-- BEGIN DATASET EXTRACT --

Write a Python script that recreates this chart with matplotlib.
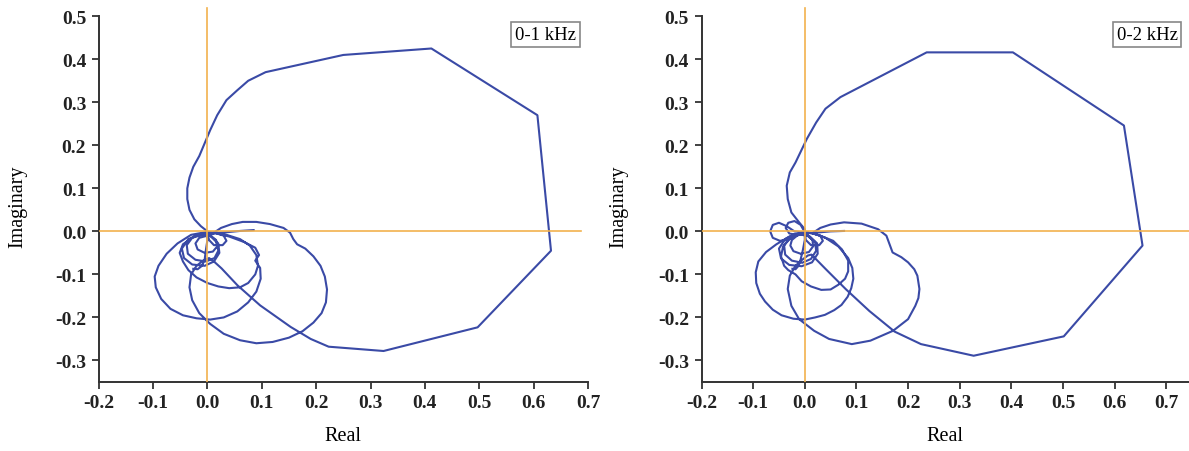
import numpy as np
import matplotlib.pyplot as plt

plt.rcParams['font.family'] = ['Liberation Serif', 'DejaVu Serif']

# ---- 0-1 kHz path (real, imaginary) ----
re_1k = [0.085, 0.06, 0.035, 0.015,
         0.0, -0.015, -0.022, -0.018, -0.005, 0.01, 0.018, 0.016, 0.005,
         -0.01, -0.028, -0.038, -0.036, -0.022, -0.003, 0.013, 0.02, 0.017, 0.005,
         -0.015, -0.035, -0.047, -0.043, -0.028, -0.005, 0.012, 0.022, 0.02, 0.008, -0.002,
         0.015, 0.03, 0.035, 0.028, 0.012, 0.003, 0.0,
         -0.025, -0.045, -0.051, -0.045, -0.035, -0.02, 0.0, 0.02, 0.04, 0.06, 0.075, 0.088,
         0.093, 0.09, 0.078, 0.06, 0.035, 0.015, 0.0,
         -0.03, -0.055, -0.075, -0.09, -0.097, -0.095, -0.085, -0.068, -0.045, -0.02, 0.005,
         0.03, 0.055, 0.075, 0.09, 0.098, 0.097, 0.088, 0.095, 0.088, 0.068, 0.04, 0.012,
         0.025, 0.045, 0.065, 0.09, 0.115, 0.14, 0.152, 0.158, 0.165, 0.18, 0.195, 0.208,
         0.216, 0.22, 0.218, 0.21, 0.195, 0.175, 0.15, 0.12, 0.09, 0.06, 0.03, 0.005,
         -0.015, -0.028, -0.033, -0.03, -0.02, -0.008, 0.003,
         0.012, 0.026, 0.055, 0.097, 0.153, 0.19, 0.223, 0.324, 0.497, 0.632, 0.607, 0.412,
         0.25, 0.107, 0.075, 0.055, 0.035, 0.018, 0.005, -0.005, -0.015, -0.026, -0.033,
         -0.037, -0.037, -0.033, -0.024, -0.012, -0.002,
         0.0, -0.003, -0.005, -0.01, -0.018, -0.026]
im_1k = [0.003, 0.001, -0.002, -0.004,
         -0.01, -0.015, -0.028, -0.042, -0.05, -0.047, -0.035, -0.02, -0.01,
         -0.008, -0.015, -0.032, -0.052, -0.066, -0.07, -0.062, -0.045, -0.025, -0.01,
         -0.008, -0.018, -0.04, -0.062, -0.077, -0.08, -0.07, -0.05, -0.028, -0.012, -0.005,
         -0.004, -0.01, -0.022, -0.032, -0.032, -0.02, -0.003,
         -0.012, -0.03, -0.05, -0.07, -0.09, -0.107, -0.12, -0.128, -0.132, -0.13, -0.12, -0.1,
         -0.08, -0.055, -0.033, -0.018, -0.008, -0.003, -0.001,
         -0.008, -0.028, -0.052, -0.08, -0.105, -0.13, -0.157, -0.18, -0.195, -0.202, -0.205,
         -0.2, -0.186, -0.165, -0.14, -0.11, -0.085, -0.068, -0.055, -0.038, -0.025, -0.012, -0.003,
         0.008, 0.017, 0.022, 0.022, 0.017, 0.008, -0.003, -0.018, -0.03, -0.04, -0.058, -0.08,
         -0.105, -0.135, -0.165, -0.19, -0.212, -0.232, -0.247, -0.257, -0.26, -0.253, -0.238, -0.215,
         -0.19, -0.16, -0.13, -0.1, -0.08, -0.068, -0.062,
         -0.07, -0.086, -0.125, -0.172, -0.222, -0.25, -0.268, -0.278, -0.223, -0.045, 0.27, 0.425,
         0.41, 0.37, 0.35, 0.328, 0.305, 0.27, 0.235, 0.205, 0.175, 0.15, 0.125,
         0.1, 0.075, 0.05, 0.028, 0.012, 0.002,
         -0.02, -0.045, -0.065, -0.08, -0.088, -0.087]

# ---- 0-2 kHz path (real, imaginary) ----
re_2k = [0.076, 0.05, 0.03, 0.012,
         0.0, -0.008, -0.02, -0.032, -0.037, -0.03, -0.015, 0.0,
         -0.02, -0.035, -0.05, -0.062, -0.067, -0.062, -0.048, -0.03, -0.012, 0.0,
         -0.015, -0.025, -0.028, -0.022, -0.008, 0.008, 0.016, 0.015, 0.005,
         -0.012, -0.03, -0.04, -0.038, -0.025, -0.005, 0.012, 0.022, 0.02, 0.005,
         -0.018, -0.038, -0.05, -0.046, -0.03, -0.006, 0.014, 0.025, 0.024, 0.01, -0.002,
         0.015, 0.03, 0.035, 0.028, 0.012, 0.002, 0.0,
         -0.025, -0.042, -0.046, -0.04, -0.032, -0.018, -0.006, 0.012, 0.032, 0.05, 0.065, 0.078,
         0.084, 0.084, 0.072, 0.055, 0.03, 0.012, 0.0,
         -0.03, -0.055, -0.075, -0.09, -0.095, -0.094, -0.087, -0.077, -0.062, -0.045, -0.022, 0.0,
         0.02, 0.039, 0.057, 0.071, 0.083, 0.09, 0.094, 0.092, 0.084, 0.065, 0.04, 0.015,
         0.03, 0.05, 0.076, 0.11, 0.142, 0.158, 0.163, 0.17, 0.187, 0.2, 0.212, 0.218,
         0.222, 0.22, 0.214, 0.2, 0.171, 0.127, 0.091, 0.047, 0.018, -0.011, -0.026,
         -0.033, -0.029, -0.018, -0.004, 0.006,
         0.013, 0.04, 0.08, 0.125, 0.174, 0.225, 0.327, 0.5015, 0.654, 0.618, 0.403, 0.236,
         0.069, 0.04, 0.022, 0.004, -0.018, -0.029, -0.035, -0.033, -0.026, -0.011, 0.0,
         0.0, -0.004, -0.008, -0.012, -0.018, -0.024]
im_2k = [0.001, 0.0, -0.002, -0.004,
         -0.002, 0.015, 0.024, 0.02, 0.008, -0.005, -0.008, -0.003,
         0.0, 0.012, 0.02, 0.015, 0.0, -0.015, -0.022, -0.018, -0.008, -0.003,
         -0.01, -0.02, -0.033, -0.046, -0.052, -0.048, -0.035, -0.02, -0.008,
         -0.007, -0.015, -0.033, -0.054, -0.068, -0.073, -0.064, -0.045, -0.025, -0.01,
         -0.006, -0.018, -0.04, -0.063, -0.078, -0.081, -0.072, -0.052, -0.028, -0.012, -0.004,
         -0.004, -0.01, -0.022, -0.032, -0.032, -0.02, -0.003,
         -0.012, -0.035, -0.058, -0.08, -0.09, -0.1, -0.116, -0.128, -0.136, -0.135, -0.124, -0.11,
         -0.093, -0.068, -0.042, -0.022, -0.01, -0.004, -0.001,
         -0.012, -0.03, -0.048, -0.07, -0.095, -0.12, -0.145, -0.163, -0.182, -0.195, -0.203, -0.205,
         -0.2, -0.194, -0.183, -0.171, -0.152, -0.132, -0.11, -0.085, -0.062, -0.035, -0.015, -0.004,
         0.008, 0.016, 0.021, 0.018, 0.005, -0.01, -0.026, -0.049, -0.06, -0.072, -0.088, -0.103,
         -0.134, -0.155, -0.173, -0.204, -0.231, -0.254, -0.262, -0.25, -0.231, -0.204, -0.173,
         -0.134, -0.103, -0.08, -0.065, -0.056,
         -0.054, -0.087, -0.135, -0.185, -0.233, -0.262, -0.289, -0.244, -0.033, 0.246, 0.416, 0.416,
         0.312, 0.285, 0.253, 0.215, 0.16, 0.137, 0.106, 0.075, 0.044, 0.021, 0.005,
         -0.02, -0.045, -0.065, -0.08, -0.088, -0.087]

ticks_x = [-0.2, -0.1, 0.0, 0.1, 0.2, 0.3, 0.4, 0.5, 0.6, 0.7]
ticks_y = [-0.3, -0.2, -0.1, 0.0, 0.1, 0.2, 0.3, 0.4, 0.5]

blue = '#3a4aa6'
orange = '#f2b24e'

fig = plt.figure(figsize=(11.89, 4.52), dpi=100)
ax1 = fig.add_axes([0.083, 0.1527, 0.4115, 0.833])
ax2 = fig.add_axes([0.590, 0.1527, 0.410, 0.833])

panels = [(ax1, re_1k, im_1k, '0-1 kHz', (-0.2, 0.7), 0.688, 0.622),
          (ax2, re_2k, im_2k, '0-2 kHz', (-0.2, 0.744), 0.744, 0.663)]

for ax, re, im, lab, xl, hend, bx in panels:
    ax.plot(re, im, color=blue, lw=1.5, zorder=2, solid_joinstyle='round')
    ax.plot([-0.2, hend], [0, 0], color=orange, lw=1.2, zorder=3)
    ax.plot([0, 0], [-0.35, 0.52], color=orange, lw=1.2, zorder=3)
    ax.set_xlim(xl)
    ax.set_ylim(-0.35, 0.525)
    ax.set_xticks(ticks_x)
    ax.set_yticks(ticks_y)
    ax.set_xticklabels(['%.1f' % t for t in ticks_x], fontweight='bold')
    ax.set_yticklabels(['%.1f' % t for t in ticks_y], fontweight='bold')
    ax.spines['top'].set_visible(False)
    ax.spines['right'].set_visible(False)
    ax.spines['left'].set_bounds(-0.35, 0.5)
    for s in ['left', 'bottom']:
        ax.spines[s].set_linewidth(1.4)
        ax.spines[s].set_color('#333333')
    ax.tick_params(direction='out', length=5, width=1.3, labelsize=14, pad=4,
                   color='#333333', labelcolor='#222222')
    ax.set_xlabel('Real', fontsize=14.5)
    ax.set_ylabel('Imaginary', fontsize=14.5)
    ax.xaxis.set_label_coords(0.5, -0.118)
    ax.text(bx, 0.457, lab, fontsize=13.5, ha='center', va='center',
            bbox=dict(boxstyle='square,pad=0.2', fc='white', ec='#888888', lw=1.2))

ax1.yaxis.set_label_coords(-0.145, 0.469)
ax2.yaxis.set_label_coords(-0.1505, 0.469)

fig.savefig('out.png', dpi=100)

-- END DATASET EXTRACT --

Would you reproduce the lines above, from the very first through the line containing "plt.rcParams['font.family'] = ['Liberation", exactly and without the pictures?

THE REPLY →
Write a Python script that recreates this chart with matplotlib.
import numpy as np
import matplotlib.pyplot as plt

plt.rcParams['font.family'] = ['Liberation Serif', 'DejaVu Serif']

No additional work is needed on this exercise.